Collaborating with LGBT-friendly destinations that include Stockholm, Copenhagen, Antwerp, and Germany, Out Traveler helped send two lucky Americans to Europe to explore the continent and report back. The winners, who made a compelling Instagram video to win their European getaway, sent their first travelogue back from Berlin. Here's what Brooklyn couple Kevin and Kenny did during their time in the German capital of cool.
While the city of Berlin has almost 800 years of history, in some ways it’s only 25 years old. And like many 25-year-olds with a complicated childhood, it's developed its own defiant identity that turns its past on its head; that’s not to say it’s forgotten any of it. No matter where you are in the city, the rich history of Berlin is tactile. Parts of the Berlin Wall are still preserved, elsewhere, it's a cobblestone path reminding you how the city and country were so recently divided.

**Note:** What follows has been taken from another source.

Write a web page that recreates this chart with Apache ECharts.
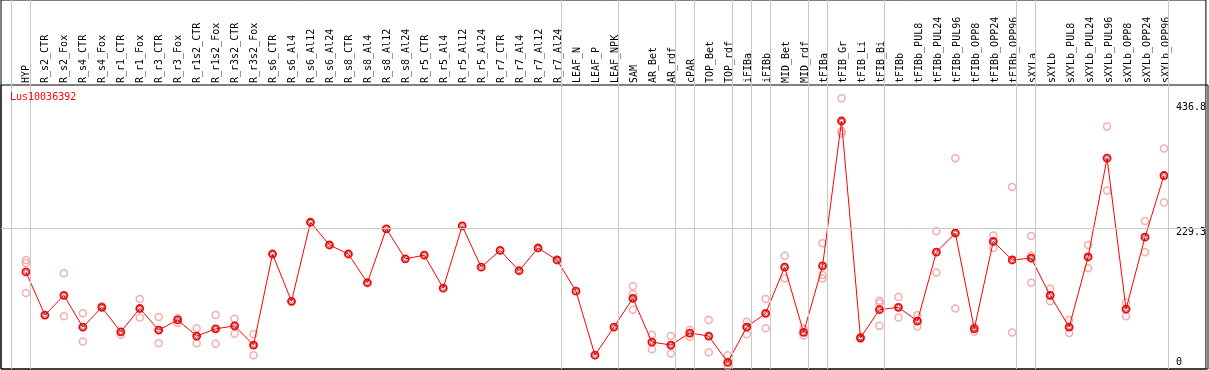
<!DOCTYPE html>
<html>
<head>
<meta charset="utf-8">
<script src="https://cdn.jsdelivr.net/npm/echarts@6/dist/echarts.min.js"></script>
<style>
  html, body { margin: 0; padding: 0; background: #fff; }
  #chart { width: 1209px; height: 370px; }
</style>
</head>
<body>
<div id="chart"></div>
<script>
// sample names (x categories)
const categories = [
  "HYP", "R_s2_CTR", "R_s2_Fox", "R_s4_CTR", "R_s4_Fox", "R_r1_CTR", "R_r1_Fox",
  "R_r3_CTR", "R_r3_Fox", "R_r1s2_CTR", "R_r1s2_Fox", "R_r3s2_CTR", "R_r3s2_Fox",
  "R_s6_CTR", "R_s6_Al4", "R_s6_Al12", "R_s6_Al24", "R_s8_CTR", "R_s8_Al4", "R_s8_Al12",
  "R_s8_Al24", "R_r5_CTR", "R_r5_Al4", "R_r5_Al12", "R_r5_Al24", "R_r7_CTR", "R_r7_Al4",
  "R_r7_Al12", "R_r7_Al24", "LEAF_N", "LEAF_P", "LEAF_NPK", "SAM", "AR_Bet", "AR_rdf",
  "cPAR", "TOP_Bet", "TOP_rdf", "iFIBa", "iFIBb", "MID_Bet", "MID_rdf", "tFIBa",
  "tFIB_Gr", "tFIB_Li", "tFIB_Bi", "tFIBb", "tFIBb_PUL8", "tFIBb_PUL24", "tFIBb_PUL96",
  "tFIBb_OPP8", "tFIBb_OPP24", "tFIBb_OPP96", "sXYLa", "sXYLb", "sXYLb_PUL8",
  "sXYLb_PUL24", "sXYLb_PUL96", "sXYLb_OPP8", "sXYLb_OPP24", "sXYLb_OPP96"
];

// mean expression
const meanVals = [
  157, 85, 118, 65, 98, 57, 96, 60, 77, 50, 62, 67, 35,
  187, 108, 240, 202, 187, 139, 229, 179, 185, 130, 234, 165, 193, 159, 197, 177,
  125, 18, 65, 113, 40, 35, 55, 50, 6, 65, 88, 165, 56, 167,
  409, 47, 94, 98, 75, 190, 222, 62, 208, 177, 180, 118, 65, 182, 347, 95, 215, 318
];

// replicates (null = none shown)
const rep1 = [
  177, null, 155, 88, 100, 52, 112, 82, 80, 63, 85, 79, 53,
  null, null, null, null, null, null, null, null, null, null, null, null, null, null, null, null,
  null, null, null, 133, 52, 50, 60, 77, 18, 74, 112, 184, 62, 205,
  447, 45, 109, 115, 85, 225, 347, 65, 218, 299, 217, 129, 77, 202, 400, 106, 242, 363
];
const rep2 = [
  172, null, 83, 41, null, null, 81, 38, 72, 38, 37, 54, 18,
  null, null, null, null, null, null, null, null, null, null, null, null, null, null, null, null,
  null, null, null, 120, 28, 21, 49, 23, 0, 53, 63, 146, 51, 152,
  392, 49, 105, 81, 66, 156, 96, 57, 197, 56, 184, 108, 55, 163, 293, 83, 190, 273
];
const rep3 = [
  122, null, null, null, null, null, null, null, null, null, null, null, null,
  null, null, null, null, null, null, null, null, null, null, null, null, null, null, null, null,
  null, null, null, 94, null, null, null, null, null, null, null, null, null, 146,
  388, null, 67, null, null, null, null, null, null, null, 139, null, null, null, null, null, null, null
];

const yLabels = [229.3, 436.8];
const yZeroLabel = [0];
const refLine = 229.3;
// vertical separators sit just after these sample indices
const groupEnds = [-1, 0, 28, 31, 34, 35, 37, 38, 39, 41, 42, 45, 52, 53, 60];

const mono = "DejaVu Sans Mono";
const chart = echarts.init(document.getElementById("chart"));

const toPts = (arr) => arr.map((v, i) => (v == null ? null : [i, v])).filter((p) => p);

const option = {
  animation: false,
  title: {
    text: "Lus10036392",
    left: 10,
    top: 92,
    padding: 0,
    textStyle: { color: "#ff0000", fontSize: 10, fontWeight: "normal", fontFamily: mono },
  },
  grid: [
    // whole frame, data lives here
    { left: 1, top: 0, width: 1207, height: 369, show: true, borderColor: "#000", borderWidth: 1 },
    // header labels
    { left: 26, top: 85, width: 1140, height: 200, show: false },
    // header / plot separator
    { left: 1, top: 85, width: 1207, height: 284, show: true, borderColor: "#000", borderWidth: 1 },
  ],
  xAxis: [
    {
      gridIndex: 0, type: "value", min: -1.3158, max: 62.2105, show: false,
    },
    {
      gridIndex: 1, type: "category", data: categories, boundaryGap: false, position: "top",
      axisLine: { show: false }, axisTick: { show: false }, splitLine: { show: false },
      axisLabel: { interval: 0, rotate: 90, margin: 2, color: "#000", fontSize: 10, fontFamily: mono },
    },
    { gridIndex: 2, type: "value", show: false },
  ],
  yAxis: [
    {
      gridIndex: 0, type: "value", min: -5, max: 611, position: "right",
      axisLine: { show: false }, axisTick: { show: false }, splitLine: { show: false },
      axisLabel: {
        customValues: yLabels, inside: true, margin: 30, align: "left", verticalAlign: "top",
        lineHeight: 7, color: "#000", fontSize: 10, fontFamily: mono,
      },
    },
    {
      gridIndex: 0, type: "value", min: -5, max: 611, position: "right",
      axisLine: { show: false }, axisTick: { show: false }, splitLine: { show: false },
      axisLabel: {
        customValues: yZeroLabel, inside: true, margin: 30, align: "left", verticalAlign: "bottom",
        lineHeight: 7, color: "#000", fontSize: 10, fontFamily: mono,
      },
    },
    { gridIndex: 1, type: "value", show: false },
    { gridIndex: 2, type: "value", show: false },
  ],
  series: [
    {
      // grid lines
      type: "line", xAxisIndex: 0, yAxisIndex: 0, data: [], z: 1, silent: true,
      markLine: {
        silent: true, symbol: "none", animation: false,
        label: { show: false },
        lineStyle: { color: "#c8c8c8", type: "solid", width: 1 },
        data: groupEnds.map((g) => ({ xAxis: g + 0.23 })).concat([{ yAxis: refLine }]),
      },
    },
    ...[rep1, rep2, rep3].map((r) => ({
      type: "scatter", xAxisIndex: 0, yAxisIndex: 0, z: 2,
      data: toPts(r), symbol: "circle", symbolSize: 7,
      itemStyle: { color: "rgba(0,0,0,0)", borderColor: "#f09a9a", borderWidth: 1.5 },
    })),
    {
      type: "line", xAxisIndex: 0, yAxisIndex: 0, z: 3,
      data: toPts(meanVals), symbol: "circle", symbolSize: 7, showAllSymbol: true,
      lineStyle: { color: "#ff0000", width: 1 },
      itemStyle: { color: "rgba(0,0,0,0)", borderColor: "#ff0000", borderWidth: 1.8 },
    },
    {
      type: "scatter", xAxisIndex: 0, yAxisIndex: 0, z: 4, silent: true,
      data: toPts(meanVals), symbol: "circle", symbolSize: 4,
      itemStyle: { color: "rgba(0,0,0,0)", borderColor: "#000", borderWidth: 1, opacity: 0.45 },
    },
  ],
};

chart.setOption(option);
</script>
</body>
</html>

The city is full of unique museums and art installations dedicated to both World War II and the turmoil that followed until the German Reunification. Tränenplast, or The Palace of Tears, recreates the former border-crossing checkpoint at Berlin Friedrichstraße station. Broadcast News pieces from each side of the wall highlight the fierce divide between the two governments, while personal testimonies and documents showcase the restrictions on personal liberty that were a part of daily life during the separation.
Another free museum, the Topography of Terror, is an indoor/outdoor installation along the longest remaining section of the outer wall that documents the rise to power of the Gestapo and SS, and the practices and tactics that kept them there.
Across the city, Kreuzberg is home to the East Side Gallery, a half-mile stretch of the inner wall that became a public mural exhibition. Painted by over 100 artists from around the world in 1990, it reflects hope born out of years of Soviet turmoil and encapsulates the forward-focused attitude that permeates Berlin today.
After a day focusing on the past, we wanted to make our last day in Berlin about the present. It was Christopher Street Day, after all, Berlin’s equivalent of Pride festivities named after the riots of the Stonewall Inn that sparked the modern gay rights movement.
We started our day back in Friedrichshain-Kreuzberg. Most walls of the neighborhood are covered in graffiti and streets have an alternative energy that feels like the East Village before all the bros moved in. We did some shopping at vintage and designer shops in the neighborhood like Voo
, before getting lunch at Wochenmärkte
, a collection of food stands and farm tables in a large warehouse space.
Given the timing of our trip, we saved our energy to take part in the Pride festivities. Unlike many cities in the U.S., the parade is fully inclusive so anyone can join, whether you’re wearing your best drag or just finished brunch with friends. Buses blast dance music while revelers follow behind, dancing with bottles of beer and wine in their hands. We took some great photos of the party-goers, but seeing so many people holding a German flag in one hand and a rainbow Israeli flag in the other was by far the best look we saw.